End Game der Geldpolitik
Die globale Geldpolitik hat bereits viel Pulver verschossen, aber bisher nur wenig vorzeigbaren Erfolg. Auch die US-FED scheint irritiert und relativiert bereits ihre angestrebte Zinswende. Damit stellt sich die Frage: Welche Optionen haben die Zentralbanken noch, falls die Weltwirtschaft nicht anspringt? Hier kommt ein neues Szenario ins Spiel, das in politischen Kreisen unter dem griffigen Kürzel "OMF" ("overt monetary financing") schon offen diskutiert wird: Zentralbanken könnten im Kampf gegen deflationäre Kräfte noch extremere Maßnahmen einsetzen: Ein konkretes Inflationsziel ankündigen und durch unlimitierte Geldschöpfung tatsächlich realisieren. Oder: Als Ultima Ratio könnte sogar die großvolumige Übernahme und Finanzierung von Staatsschulden durch die Notenbanken angekündigt und durchgeführt werden.
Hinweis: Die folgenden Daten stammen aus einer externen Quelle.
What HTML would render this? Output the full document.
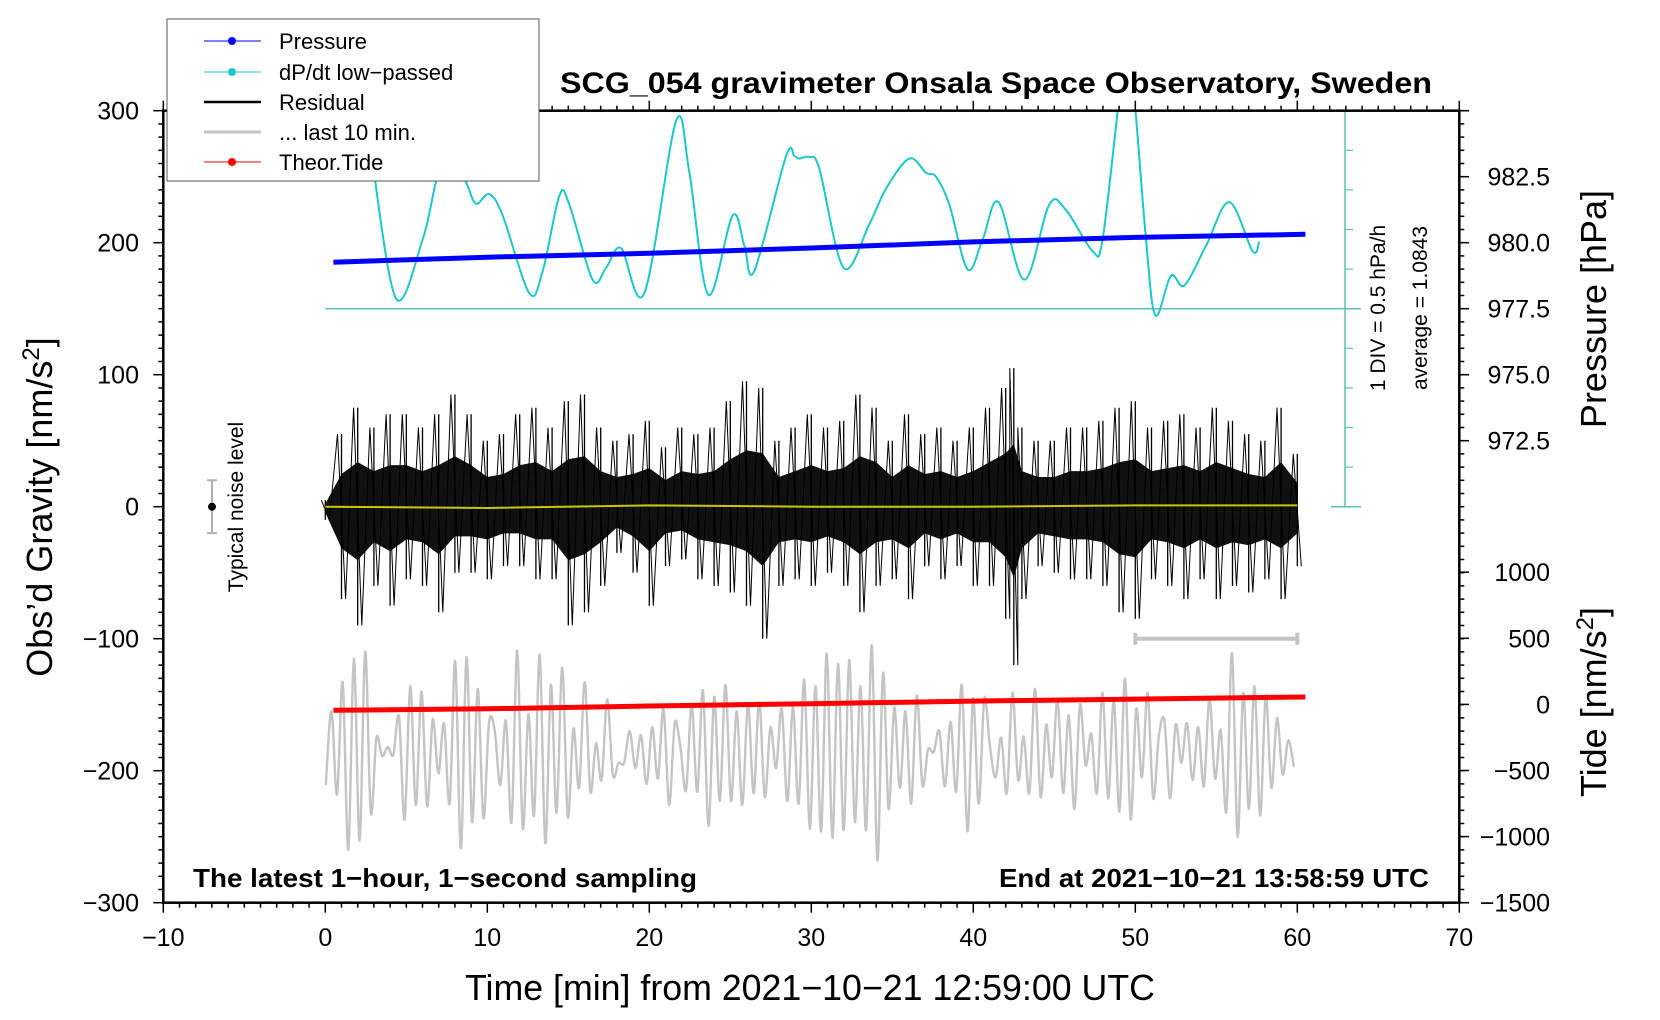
<!DOCTYPE html>
<html><head><meta charset="utf-8"><style>
html,body{margin:0;padding:0;background:#fff;}
svg{display:block;font-family:"Liberation Sans",sans-serif;}
</style></head><body>
<svg id="chart" width="1660" height="1020" viewBox="0 0 1660 1020" xmlns="http://www.w3.org/2000/svg">
<defs><clipPath id="plotclip"><rect x="163" y="110" width="1297" height="793"/></clipPath></defs>
<g id="series" clip-path="url(#plotclip)"></g>
<g id="axes"></g>
<g id="legend"></g>
<g id="texts"></g>
</svg>
<script>
// ---- data ----
const presT = [0.5, 10, 20, 30, 40, 50, 60.5];
const presHPa = [979.26, 979.45, 979.6, 979.8, 980.03, 980.2, 980.32];
const tideT = [0.5, 10, 20, 30, 40, 50, 60.5];
const tideNm = [-45, -33, -12, 5, 25, 40, 56];
const dpdtT = [2.9,4.37,6.01,6.83,7.6,8.69,9.3,10.12,10.95,12.59,13.41,14.45,15.06,16.5,17.33,18.25,19.69,21.65,22.47,23.64,25.14,25.87,26.48,28.44,28.95,29.26,29.88,30.5,32.0,33.6,34.61,36.05,37.08,37.7,38.52,39.65,40.58,41.56,43.15,44.69,45.72,47.37,47.98,49.01,49.5,49.94,50.66,51.24,52.2,53.03,54.37,55.8,57.24,57.65];
const dpdtVal = [2.95,1.21,1.96,2.68,3.16,2.68,2.41,2.53,2.26,1.28,1.55,2.51,2.40,1.45,1.60,1.85,1.28,3.45,2.81,1.26,2.26,1.88,1.56,3.01,3.01,2.98,3.00,2.85,1.60,2.16,2.60,2.98,2.80,2.75,2.40,1.58,1.96,2.43,1.45,2.40,2.33,1.81,1.96,3.75,4.41,3.75,1.96,1.00,1.50,1.38,1.88,2.43,1.81,1.93];
const dpdtAvg = 1.0843;
const resT = [0,1,2,3,4,5,6,7,8,9,10,11,12,13,14,15,16,17,18,19,20,21,22,23,24,25,26,27,28,29,30,31,32,33,34,35,36,37,38,39,40,41,42,42.5,43,44,45,46,47,48,49,50,51,52,53,54,55,56,57,58,59,60];
const resHi = [5,55,75,60,70,70,60,70,85,70,50,55,70,75,60,80,85,60,50,55,65,45,60,55,60,80,95,90,50,60,70,60,65,85,75,50,70,55,60,50,60,75,90,105,60,50,50,60,60,65,75,80,60,65,70,60,75,65,55,50,75,40];
const resLo = [-10,-70,-90,-60,-75,-55,-60,-80,-50,-50,-55,-45,-45,-55,-55,-90,-80,-60,-35,-50,-75,-45,-40,-55,-60,-65,-75,-100,-60,-55,-60,-50,-60,-80,-60,-55,-70,-45,-55,-45,-60,-60,-85,-120,-70,-45,-50,-55,-55,-60,-80,-85,-55,-60,-70,-55,-70,-60,-65,-55,-70,-45];
const yelT = [0, 10, 20, 30, 40, 50, 60];
const yelVal = [0, -1, 1, 0, 0, 1, 1];
const grayStart = 0.03, grayEnd = 59.79;
const grayVal = [-211,-155,-218,-133,-260,-115,-253,-110,-232,-175,-189,-182,-188,-159,-237,-136,-226,-140,-227,-161,-202,-164,-225,-117,-259,-114,-239,-138,-236,-164,-169,-211,-162,-239,-109,-244,-157,-234,-112,-255,-135,-232,-122,-235,-168,-213,-133,-216,-179,-207,-146,-203,-194,-194,-170,-198,-173,-210,-167,-206,-153,-226,-164,-182,-215,-150,-216,-139,-242,-144,-223,-135,-223,-155,-226,-149,-217,-148,-220,-167,-198,-153,-223,-152,-225,-131,-244,-136,-246,-111,-251,
-119,-245,-116,-239,-136,-245,-105,-268,-126,-229,-152,-213,
-155,-225,-143,-211,-184,-186,-170,-212,-163,-216,-135,-246,-145,-225,-145,-182,-205,-175,-217,-141,-207,-174,-217,-138,-220,-165,-205,-146,-217,-158,-229,-150,-196,-172,-217,-141,-221,-146,-231,-130,-237,-153,-205,-141,-221,-174,-162,-221,-165,-194,-164,-207,-167,-212,-145,-206,-169,-231,-111,-250,-141,-229,-136,-234,-143,-213,-160,-203,-177,-197];
const xTicks = [-10,0,10,20,30,40,50,60,70];
const yTicks = [300,200,100,0,-100,-200,-300];
const presTicks = [982.5,980.0,977.5,975.0,972.5];
const tideTicks = [1000,500,0,-500,-1000,-1500];

// ---- scales ----
const X = t => 163.3 + (t + 10) * 16.2;
const Y = g => 110.7 + (300 - g) * 1.32;
const YP = p => 110.7 + (985 - p) * 26.4;
const YT = v => 902.7 - (v + 1500) * 0.1322;
const YD = v => Y(150 + (v - dpdtAvg) * 60);

const NS = "http://www.w3.org/2000/svg";
function mk(tag, parent, attrs){ const e=document.createElementNS(NS,tag); for(const k in attrs) e.setAttribute(k,attrs[k]); parent.appendChild(e); return e; }
function smooth(pts){
  let d = `M${pts[0][0].toFixed(1)},${pts[0][1].toFixed(1)}`;
  for(let i=0;i<pts.length-1;i++){
    const p0=pts[Math.max(0,i-1)],p1=pts[i],p2=pts[i+1],p3=pts[Math.min(pts.length-1,i+2)];
    const c1x=p1[0]+(p2[0]-p0[0])/6,c1y=p1[1]+(p2[1]-p0[1])/6,c2x=p2[0]-(p3[0]-p1[0])/6,c2y=p2[1]-(p3[1]-p1[1])/6;
    d+=`C${c1x.toFixed(1)},${c1y.toFixed(1)} ${c2x.toFixed(1)},${c2y.toFixed(1)} ${p2[0].toFixed(1)},${p2[1].toFixed(1)}`;
  }
  return d;
}
const gS = document.getElementById('series');
const gA = document.getElementById('axes');
const gL = document.getElementById('legend');
const gT = document.getElementById('texts');

// gray last 10 min
const gp = grayVal.map((v,i)=>[X(grayStart + i*(grayEnd-grayStart)/(grayVal.length-1)), Y(v)]);
const gray = mk('path', gS, {d: smooth(gp), fill:'none', stroke:'#c4c4c4', 'stroke-width':2.4});



// residual
const upperPts=[], lowerPts=[];
resT.forEach((t,i)=>{ upperPts.push(`${X(t).toFixed(1)},${Y(resHi[i]*0.45).toFixed(1)}`); lowerPts.unshift(`${X(t).toFixed(1)},${Y(resLo[i]*0.45).toFixed(1)}`); });
const resCore = mk('polygon', gS, {points: upperPts.concat(lowerPts).join(' '), fill:'#111'});


const zz = [];
resT.forEach((t,i)=>{ zz.push(`${X(t-0.25).toFixed(1)},${Y(resHi[i]).toFixed(1)}`); zz.push(`${X(t+0.25).toFixed(1)},${Y(resLo[i]).toFixed(1)}`); });
const resLine = mk('polyline', gS, {points: zz.join(' '), fill:'none', stroke:'#000', 'stroke-width':1});


resT.forEach((t,i)=>{
  const v = mk('line', gS, {x1:X(t), x2:X(t), y1:Y(resHi[i]), y2:Y(resLo[i]), stroke:'#000', 'stroke-width':1.3});
  
  
});
const yel = mk('polyline', gS, {points: yelT.map((t,i)=>`${X(t)},${Y(yelVal[i])}`).join(' '), fill:'none', stroke:'#c8c800', 'stroke-width':2});



// tide
const tide = mk('polyline', gS, {points: tideT.map((t,i)=>`${X(t).toFixed(1)},${YT(tideNm[i]).toFixed(1)}`).join(' '), fill:'none', stroke:'#ff0000', 'stroke-width':5});



// dp/dt baseline and curve
const base = mk('line', gS, {x1:X(0), x2:1361, y1:Y(150), y2:Y(150), stroke:'#5fbfba', 'stroke-width':1.5});


const dp = mk('path', gS, {d: smooth(dpdtT.map((t,i)=>[X(t),YD(dpdtVal[i])])), fill:'none', stroke:'#1cc8c8', 'stroke-width':2});



// pressure
const pres = mk('polyline', gS, {points: presT.map((t,i)=>`${X(t).toFixed(1)},${YP(presHPa[i]).toFixed(1)}`).join(' '), fill:'none', stroke:'#0000ff', 'stroke-width':5});



// dp/dt scale bar
const sc = mk('line', gA, {x1:1345, x2:1345, y1:Y(300), y2:Y(0), stroke:'#5fbfba', 'stroke-width':1.5});


for(let g=30; g<300; g+=30){ mk('line', gA, {x1:1345, x2:1353, y1:Y(g), y2:Y(g), stroke:'#5fbfba','stroke-width':1.2}); }
mk('line', gA, {x1:1331, x2:1361, y1:Y(0), y2:Y(0), stroke:'#5fbfba','stroke-width':1.5});

// last-10-min indicator
const ind = mk('path', gS, {d:`M${X(50)},${Y(-100)}H${X(60)}M${X(50)},${Y(-100)-6}V${Y(-100)+6}M${X(60)},${Y(-100)-6}V${Y(-100)+6}`, stroke:'#c4c4c4','stroke-width':4, fill:'none'});



// noise level
const nb = mk('path', gA, {d:`M212,${Y(20)}V${Y(-20)}M207,${Y(20)}H217M207,${Y(-20)}H217`, stroke:'#b0b0b0','stroke-width':2, fill:'none'});


mk('circle', gA, {cx:212, cy:Y(0), r:4, fill:'#000'});

// frame
const fr = mk('rect', gA, {x:163.3, y:110.7, width:1296, height:792, fill:'none', stroke:'#000', 'stroke-width':2.5});


for(let t=-10;t<=70;t++){
  const maj = t%10===0, len = maj?10:5;
  mk('line', gA, {x1:X(t),x2:X(t),y1:902.7,y2:902.7+len,stroke:'#000','stroke-width':1.5});
  mk('line', gA, {x1:X(t),x2:X(t),y1:110.7,y2:110.7-len,stroke:'#000','stroke-width':1.5});
}
for(let g=-300; g<=300; g+=10){
  const maj = g%100===0;
  mk('line', gA, {x1:163.3-(maj?10:5),x2:163.3,y1:Y(g),y2:Y(g),stroke:'#000','stroke-width':1.5});
  mk('line', gA, {x1:1459.3,x2:1459.3+5,y1:Y(g),y2:Y(g),stroke:'#000','stroke-width':1.5});
}
presTicks.concat([985]).forEach(p=>mk('line', gA, {x1:1459.3,x2:1469,y1:YP(p),y2:YP(p),stroke:'#000','stroke-width':1.5}));
tideTicks.forEach(v=>mk('line', gA, {x1:1459.3,x2:1469,y1:YT(v),y2:YT(v),stroke:'#000','stroke-width':1.5}));

const fmt = v => (v<0?'\u2212':'') + Math.abs(v);
xTicks.forEach(t=>{
  const e = mk('text', gA, {x:X(t), y:946, 'font-size':25, 'text-anchor':'middle'});
  e.textContent = fmt(t);
  
  
});
yTicks.forEach(g=>{
  const e = mk('text', gA, {x:139, y:Y(g)+9, 'font-size':25, 'text-anchor':'end'});
  e.textContent = fmt(g);
  
  
});
presTicks.forEach(p=>{
  const e = mk('text', gA, {x:1550, y:YP(p)+9, 'font-size':25, 'text-anchor':'end'});
  e.textContent = p.toFixed(1);
  
  
});
tideTicks.forEach(v=>{
  const e = mk('text', gA, {x:1550, y:YT(v)+9, 'font-size':25, 'text-anchor':'end'});
  e.textContent = fmt(v);
  
  
});

// legend
const lb = mk('rect', gL, {x:167, y:19, width:372, height:162, fill:'#fff', stroke:'#555', 'stroke-width':1});


const legItems = [['Pressure','#0000ff',1,true],['dP/dt low\u2212passed','#1cc8c8',1,true],['Residual','#000',2.5,false],['... last 10 min.','#c4c4c4',3,false],['Theor.Tide','#ff0000',1,true]];
const legY = [41,72,102,132,162];
legItems.forEach((it,i)=>{
  const g = mk('g', gL, {});
  
  
  mk('line', g, {x1:204,x2:261,y1:legY[i],y2:legY[i],stroke:it[1],'stroke-width':it[2]});
  if(it[3]) mk('circle', g, {cx:232, cy:legY[i], r:4, fill:it[1]});
  const tx = mk('text', g, {x:279, y:legY[i]+8, 'font-size':22});
  tx.textContent = it[0];
});

// texts
function txt(s, attrs, name){
  const e = mk('text', gT, attrs);
  e.textContent = s;
  
  
  return e;
}
function sup(e){ const s = mk('tspan', e, {dy:-13, 'font-size':24}); s.textContent='2'; const b = mk('tspan', e, {dy:13}); b.textContent=']'; }
txt('SCG_054 gravimeter Onsala Space Observatory, Sweden', {x:560, y:93, 'font-size':30, 'font-weight':'bold', textLength:872, lengthAdjust:'spacingAndGlyphs'}, 'chart-title');
txt('The latest 1\u2212hour, 1\u2212second sampling', {x:193, y:887, 'font-size':26, 'font-weight':'bold', textLength:504, lengthAdjust:'spacingAndGlyphs'}, 'sampling-note');
txt('End at 2021\u221210\u221221 13:58:59 UTC', {x:999, y:887, 'font-size':26, 'font-weight':'bold', textLength:430, lengthAdjust:'spacingAndGlyphs'}, 'end-time-note');
txt('Time [min] from 2021\u221210\u221221 12:59:00 UTC', {x:465, y:1000, 'font-size':36, textLength:690, lengthAdjust:'spacingAndGlyphs'}, 'x-axis-title');
const ly = txt('Obs\u2019d Gravity [nm/s', {transform:'translate(52,507) rotate(-90)', 'font-size':36, 'text-anchor':'middle'}, 'y-axis-title');
sup(ly);
txt('Pressure [hPa]', {transform:'translate(1606,309) rotate(-90)', 'font-size':36, 'text-anchor':'middle'}, 'pressure-axis-title');
const ty = txt('Tide [nm/s', {transform:'translate(1606,702) rotate(-90)', 'font-size':36, 'text-anchor':'middle'}, 'tide-axis-title');
sup(ty);
txt('Typical noise level', {transform:'translate(243,507) rotate(-90)', 'font-size':21, 'text-anchor':'middle'}, 'noise-level-label');
txt('1 DIV = 0.5 hPa/h', {transform:'translate(1385,308) rotate(-90)', 'font-size':21, 'text-anchor':'middle'}, 'dpdt-scale-label');
txt('average = 1.0843', {transform:'translate(1427,308) rotate(-90)', 'font-size':21, 'text-anchor':'middle'}, 'dpdt-average-label');
</script>
</body></html>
Ein solches Szenario, das in Japan ansatzweise schon zu beobachten ist, würde sich zunächst positiv auf Aktien und andere Risiko-Assets auswirken. Es wäre aber mit Sicherheit gefährlich für die Nullzins-geprägten Rentenmärkte und viele Währungen, letztlich also ein Todesstoß für das bisherige Finanz- und Währungssystem. Da derartige Szenarien nicht mehr nur theoretisch erscheinen, sollten sich strategische Investoren bereits darauf einstellen und entsprechende Vorsorge treffen.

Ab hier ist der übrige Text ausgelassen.